FIGAROVOX/TRIBUNE – Depuis le début du siècle la proportion de combustibles fossiles a à peine baissé. Face à ce constat, les experts en énergie Philippe Charlez et Nicolas Meilhan proposent une solution révolutionnaire pour réussir enfin la transition écologique, tout en réindustrialisant les pays occidentaux.
Philippe Charlez est expert énergie de l’Institut Sapiens.
Ancien conseiller scientifique auprès de France Stratégie, Nicolas Meilhan est membre d’ASPO France, l’Association pour l’étude des pics pétrolier et gazier.
Huit ans après les Accords de Paris, la décarbonation de l’économie mondiale n’a guère progressé. 2023 a battu les records de consommation de charbon, de pétrole et de gaz. Depuis le début du siècle la proportion de combustibles fossiles a à peine baissé passant de 87% en 2000 à 83% en 2023. Et ce malgré 6000 milliards de dollars investis en 15 ans dans les énergies renouvelables.
Dans ce panorama peu satisfaisant pour le climat, le charbon reste la seconde source d’énergie en importance : en 2022 il comptait pour 27% de la consommation d’énergie primaire et 35% de la génération électrique. Toutefois ces 35% cachent une très forte disparité : 95% de l’électricité charbonnière se concentre dans un “club” de 14 pays consommant plus de 100 térawattheures (TWh) d’électricité charbonnière par an et incluant la Chine, l’Inde, les États-Unis, le Japon, la Corée du Sud et l’Allemagne. L’électricité charbonnière étant responsable de 27% des émissions mondiales de GES, éradiquer ce cancer charbonnier devrait être la priorité des Conférences des Parties.
Un second sujet prioritaire récurrent aux COPs est d’aider les pays les plus pauvres à opérer leur transition énergétique mais aussi à s’adapter au réchauffement climatique dont 90% des victimes se situent dans les pays émergents. Selon l’économiste britannique Nicholas Stern, cela nécessiterait un transfert de 2500 milliards de dollars par an des pays riches vers les pays pauvres soit près de 4% du PIB de l’OCDE. Une somme totalement irréaliste quand on sait que le microfinancement de 100 milliards de dollars promis lors des Accords de Paris n’a toujours pas été mis en œuvre.

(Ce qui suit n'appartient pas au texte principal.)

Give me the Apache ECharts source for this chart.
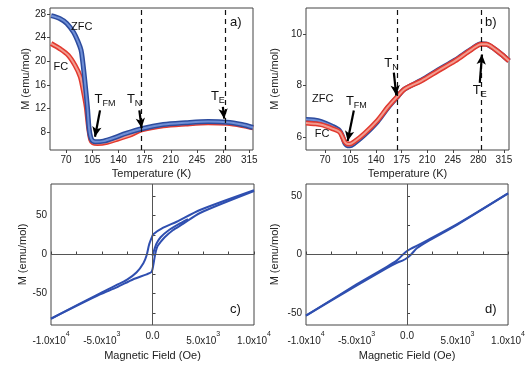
<!DOCTYPE html>
<html>
<head>
<meta charset="utf-8">
<script src="https://cdn.jsdelivr.net/npm/echarts@6/dist/echarts.min.js"></script>
<style>
  html, body { margin: 0; padding: 0; background: #fff; }
  #chart { width: 528px; height: 370px; }
</style>
</head>
<body>
<div id="chart"></div>
<script>
// panel a: M(T), ZFC and FC
const aZfcT = [50, 62, 71, 80, 86, 90, 92, 95, 98.5, 101, 104, 109, 120, 135, 150, 171, 200, 230, 260, 285, 305, 320];
const aZfcM = [27.7, 27.2, 26.4, 24.9, 23.3, 21.9, 20.2, 16.8, 12.3, 8.4, 6.8, 6.4, 6.5, 7.1, 7.8, 8.6, 9.3, 9.6, 9.8, 9.7, 9.3, 8.8];
const aFcT = [50, 62, 73, 82, 89, 93, 97, 100, 103, 106, 112, 125, 140, 155, 171, 200, 230, 260, 285, 305, 320];
const aFcM = [23.0, 22.1, 21.0, 19.3, 17.4, 15.1, 12.3, 8.9, 6.7, 6.2, 6.1, 6.3, 6.9, 7.5, 8.4, 9.1, 9.4, 9.6, 9.5, 9.15, 8.75];

// panel b
const bT = [44, 55, 65, 80, 90, 94, 97, 100, 104, 110, 124, 142, 156, 168, 179, 202, 225, 248, 271, 284, 291, 303, 312, 322];
const bFcM = [6.55, 6.52, 6.48, 6.33, 6.2, 6.0, 5.82, 5.74, 5.73, 5.82, 6.14, 6.65, 7.16, 7.54, 7.86, 8.18, 8.57, 8.95, 9.4, 9.6, 9.6, 9.4, 9.2, 8.95];
const bZfcM = [6.68, 6.66, 6.6, 6.42, 6.25, 6.02, 5.78, 5.68, 5.66, 5.75, 6.08, 6.6, 7.13, 7.52, 7.86, 8.2, 8.6, 8.98, 9.42, 9.62, 9.6, 9.4, 9.2, 8.95];

// panel c: M(H) loop
const cDownH = [10000, 4680, 2380, 1060, 80, -80, -345, -570, -900, -1560, -2540, -3530, -5170, -10000];
const cDownM = [82, 56.8, 41.8, 34.2, 25.8, 21.4, 12.1, -0.6, -11.2, -22.7, -32.5, -38.9, -49.5, -82];
const cUpH = [-10000, -5170, -3530, -1890, -570, -80, 80, 250, 475, 800, 1200, 2000, 3000, 4680, 10000];
const cUpM = [-82, -51, -42, -31.6, -25.3, -22, -13.4, -0.6, 10, 16, 22, 31, 39, 53, 81];
const cVirginH = [0, 150, 400, 800, 1500, 2500, 3500];
const cVirginM = [-2, 5, 14, 22, 30, 38, 45];

// panel d
const dDownH = [10000, 5000, 2000, 1000, 400, 0, -400, -1000, -2000, -5000, -10000];
const dDownM = [52, 26, 12, 7.5, 5, 3, 0, -5, -10.5, -25.5, -52];
const dUpH = [-10000, -5000, -2000, -1000, -400, 0, 400, 1000, 2000, 5000, 10000];
const dUpM = [-52, -26.5, -11.5, -7, -5, -3, 0, 5.5, 11, 25.5, 52];

// ticks
const tempTicks = [70, 105, 140, 175, 210, 245, 280, 315];
const aMTicks = [8, 12, 16, 20, 24, 28];
const bMTicks = [6, 8, 10];
const fieldTicks = [-10000, -5000, 0, 5000, 10000];
const fieldMinor = [-10000, -7500, -5000, -2500, 0, 2500, 5000, 7500, 10000];
const cMTicks = [-50, 0, 50];
const cMMinor = [-75, -50, -25, 0, 25, 50, 75];
const dMMinor = [-50, -25, 0, 25, 50];

// transitions (dashed lines) and annotations
const aTransitions = [171, 283];
const bTransitions = [169, 284];
const aArrows = [[[115.4, 11.7], [108.7, 7.25]], [[168, 11.7], [171, 8.7]], [[279.7, 12.3], [281.5, 10.3]]];
const bArrows = [[[109.5, 7.03], [101, 5.85]], [[164.3, 8.5], [167.6, 7.62]], [[282, 8.1], [285, 9.2]]];
const aNotes = [['T', 'FM', 122, 13.4], ['T', 'N', 161, 13.4], ['T', 'E', 273, 13.9], ['ZFC', '', 91, 25.8], ['FC', '', 63, 19.0]];
const bNotes = [['T', 'FM', 113, 7.35], ['T', 'N', 161, 8.82], ['T', 'E', 282, 7.75], ['ZFC', '', 67, 7.48], ['FC', '', 66, 6.14]];

const FONT = '"Liberation Sans", Arial, sans-serif';
const zip = (xs, ys) => xs.map((x, i) => [x, ys[i]]);

function fieldLabel(v) {
  if (v === 0) return '0.0';
  const e = Math.floor(Math.log10(Math.abs(v)));
  const m = (Math.abs(v) / Math.pow(10, e)).toFixed(1);
  return '{b|' + (v < 0 ? '-' : '') + m + 'x10}{p|' + e + '}';
}

const labelBase = { fontFamily: FONT, fontSize: 10, color: '#222' };

function xAxisT(gi, min, max) {
  return {
    gridIndex: gi, type: 'value', min, max,
    name: 'Temperature (K)', nameLocation: 'middle', nameGap: 18,
    nameTextStyle: { fontFamily: FONT, fontSize: 11, color: '#222' },
    axisLine: { show: false }, splitLine: { show: false },
    axisTick: { customValues: tempTicks, length: 3, lineStyle: { color: '#444' } },
    axisLabel: { ...labelBase, customValues: tempTicks, margin: 5 }
  };
}
function xAxisH(gi) {
  return {
    gridIndex: gi, type: 'value', min: -10000, max: 10000,
    name: 'Magnetic Field (Oe)', nameLocation: 'middle', nameGap: 25,
    nameTextStyle: { fontFamily: FONT, fontSize: 11, color: '#222' },
    axisLine: { show: false }, splitLine: { show: false },
    axisTick: { customValues: fieldMinor, inside: true, length: 3, lineStyle: { color: '#444' } },
    axisLabel: {
      ...labelBase, customValues: fieldTicks, margin: 6, showMinLabel: true, showMaxLabel: true,
      formatter: fieldLabel,
      rich: {
        b: { fontFamily: FONT, fontSize: 10, color: '#222', verticalAlign: 'bottom', lineHeight: 15 },
        p: { fontFamily: FONT, fontSize: 7, color: '#222', verticalAlign: 'top', lineHeight: 15 }
      }
    }
  };
}
function yAxisM(gi, min, max, labels, ticks, gap, inside) {
  return {
    gridIndex: gi, type: 'value', min, max,
    name: 'M (emu/mol)', nameLocation: 'middle', nameGap: gap,
    nameTextStyle: { fontFamily: FONT, fontSize: 11, color: '#222' },
    axisLine: { show: false }, splitLine: { show: false },
    axisTick: { customValues: ticks, inside: inside, length: 3, lineStyle: { color: '#444' } },
    axisLabel: { ...labelBase, customValues: labels, margin: 4, showMinLabel: true, showMaxLabel: true }
  };
}

function band(name, gi, data, outer, inner) {
  return [
    { name, type: 'line', xAxisIndex: gi, yAxisIndex: gi, data, smooth: 0.3, symbol: 'none',
      lineStyle: { width: 5, color: outer }, z: 2 },
    { name, type: 'line', xAxisIndex: gi, yAxisIndex: gi, data, smooth: 0.3, symbol: 'none',
      lineStyle: { width: 2, color: inner }, z: 2 }
  ];
}

function annotations(gi, transitions, arrows, notes) {
  return {
    type: 'line', xAxisIndex: gi, yAxisIndex: gi, data: [], silent: true, z: 5,
    markLine: {
      silent: true, animation: false, label: { show: false },
      data: transitions.map(t => [
        { xAxis: t, yAxis: 'max', symbol: 'none', lineStyle: { type: [5, 4], color: '#111', width: 1.2 } },
        { xAxis: t, yAxis: 'min', symbol: 'none' }
      ]).concat(arrows.map(a => [
        { coord: a[0], symbol: 'none', lineStyle: { type: 'solid', color: '#000', width: 2.2 } },
        { coord: a[1], symbol: 'arrow', symbolSize: [7, 10] }
      ]))
    },
    markPoint: {
      silent: true, animation: false, symbol: 'circle', symbolSize: 0,
      data: notes.map(n => ({
        coord: [n[2], n[3]],
        label: {
          show: true, position: 'inside',
          formatter: n[1] ? '{t|' + n[0] + '}{s|' + n[1] + '}' : '{z|' + n[0] + '}',
          rich: {
            t: { fontFamily: FONT, fontSize: 13, color: '#111', verticalAlign: 'top', lineHeight: 15 },
            s: { fontFamily: FONT, fontSize: 9, color: '#111', verticalAlign: 'bottom', lineHeight: 15 },
            z: { fontFamily: FONT, fontSize: 11, color: '#111' }
          }
        }
      }))
    }
  };
}

const loopStyle = { width: 2, color: '#2f4fb0' };
function loop(gi, data) {
  return { type: 'line', xAxisIndex: gi, yAxisIndex: gi, data, smooth: 0.25, symbol: 'none', lineStyle: loopStyle, z: 3 };
}
function zeroLines(gi) {
  return {
    type: 'line', xAxisIndex: gi, yAxisIndex: gi, data: [], silent: true, z: 1,
    markLine: {
      silent: true, animation: false, symbol: 'none', label: { show: false },
      lineStyle: { type: 'solid', color: '#555', width: 1 },
      data: [{ xAxis: 0 }, { yAxis: 0 }]
    }
  };
}

const gridBox = { show: true, borderColor: '#444', borderWidth: 1, backgroundColor: 'transparent' };

const chart = echarts.init(document.getElementById('chart'), null, { renderer: 'canvas' });
chart.setOption({
  animation: false,
  backgroundColor: '#fff',
  grid: [
    { ...gridBox, left: 50, right: 275, top: 8, bottom: 220 },
    { ...gridBox, left: 306, right: 19, top: 8, bottom: 220 },
    { ...gridBox, left: 51, right: 274, top: 184, bottom: 45 },
    { ...gridBox, left: 306, right: 19, top: 184, bottom: 45 }
  ],
  xAxis: [xAxisT(0, 48.5, 320), xAxisT(1, 44, 322), xAxisH(2), xAxisH(3)],
  yAxis: [
    yAxisM(0, 5, 29, aMTicks, aMTicks, 14, false),
    yAxisM(1, 5.5, 11, bMTicks, bMTicks, 26, false),
    yAxisM(2, -90, 90, cMTicks, cMMinor, 15, true),
    yAxisM(3, -60, 60, cMTicks, dMMinor, 26, true)
  ],
  graphic: [
    { type: 'text', left: 230, top: 16, style: { text: 'a)', font: '13px ' + FONT, fill: '#111' } },
    { type: 'text', left: 485, top: 16, style: { text: 'b)', font: '13px ' + FONT, fill: '#111' } },
    { type: 'text', left: 230, top: 303, style: { text: 'c)', font: '13px ' + FONT, fill: '#111' } },
    { type: 'text', left: 485, top: 303, style: { text: 'd)', font: '13px ' + FONT, fill: '#111' } }
  ],
  series: [
    ...band('FC', 0, zip(aFcT, aFcM), '#e23a2f', '#f29b8f'),
    ...band('ZFC', 0, zip(aZfcT, aZfcM), '#2d4c9e', '#6f8fd6'),
    annotations(0, aTransitions, aArrows, aNotes),
    ...band('ZFC', 1, zip(bT, bZfcM), '#2d4c9e', '#6f8fd6'),
    ...band('FC', 1, zip(bT, bFcM), '#e23a2f', '#f29b8f'),
    annotations(1, bTransitions, bArrows, bNotes),
    zeroLines(2),
    loop(2, zip(cDownH, cDownM)),
    loop(2, zip(cUpH, cUpM)),
    loop(2, zip(cVirginH, cVirginM)),
    zeroLines(3),
    loop(3, zip(dDownH, dDownM)),
    loop(3, zip(dUpH, dUpM))
  ]
});
window.addEventListener('resize', () => chart.resize());
</script>
</body>
</html>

Sur la seule année 2022 une telle taxe aurait rapporté 1250 G$, soit la moitié de la somme avancée par Stern.
Philippe Charlez et Nicolas Meilhan
Le mécanisme que nous proposons consiste à imposer une taxe à l’import égale à un quart du pourcentage électrique charbonnier sur les biens exportés depuis le club des 14 vers tous les pays du monde. Ainsi, un produit importé d’Inde (74% d’électricité charbonnière) ou de Chine (61% d’électricité charbonnière) en France serait respectivement taxé à hauteur de 19% et 15%. Les fonds seraient collectés par un organisme international puis redistribués aux pays les plus pauvres pour qu’ils puissent à la fois assurer leur transition et s’adapter au réchauffement. Sur la seule année 2022 une telle taxe aurait rapporté 1250 milliards de dollars, soit la moitié de la somme avancée par Stern.
La méthode est triplement vertueuse. Réenchérissant le prix des produits exportés, elle encouragerait le «Club 14» à réduire le plus rapidement possible son électricité charbonnière. Tout pays réduisant sa production électrique charbonnière sous les 100 TWh sortirait automatiquement du Club et verrait sa taxe réduite à zéro. Elle inciterait aussi le consommateur à réorienter ses achats vers des produits à empreinte carbone plus faible devenus, grâce à la taxe, mécaniquement moins chers. Enfin elle permettrait aux pays les plus pauvres de financer massivement les projets d’atténuation et surtout d’adaptation indispensables à leur survie face au réchauffement climatique. De surcroît, elle permettrait d’éviter des exodes massifs des pays les plus sensibles notamment à la montée des océans.
La méthode ne pourrait être appliquée qu’avec un assentiment mondial et serait décidée au niveau de la COP. Et là est évidemment toute la difficulté notamment au sein de l’UE où seuls deux pays (l’Allemagne et la Pologne) seraient visés par la taxe. Enfin, compte tenu des énormes sommes collectées, la gestion des fonds devrait être gérée par un organisme de contrôle très rigoureux (dépendant de l’ONU) ceci afin d’éviter toute dérive dans des pays récepteurs souvent minés par la corruption.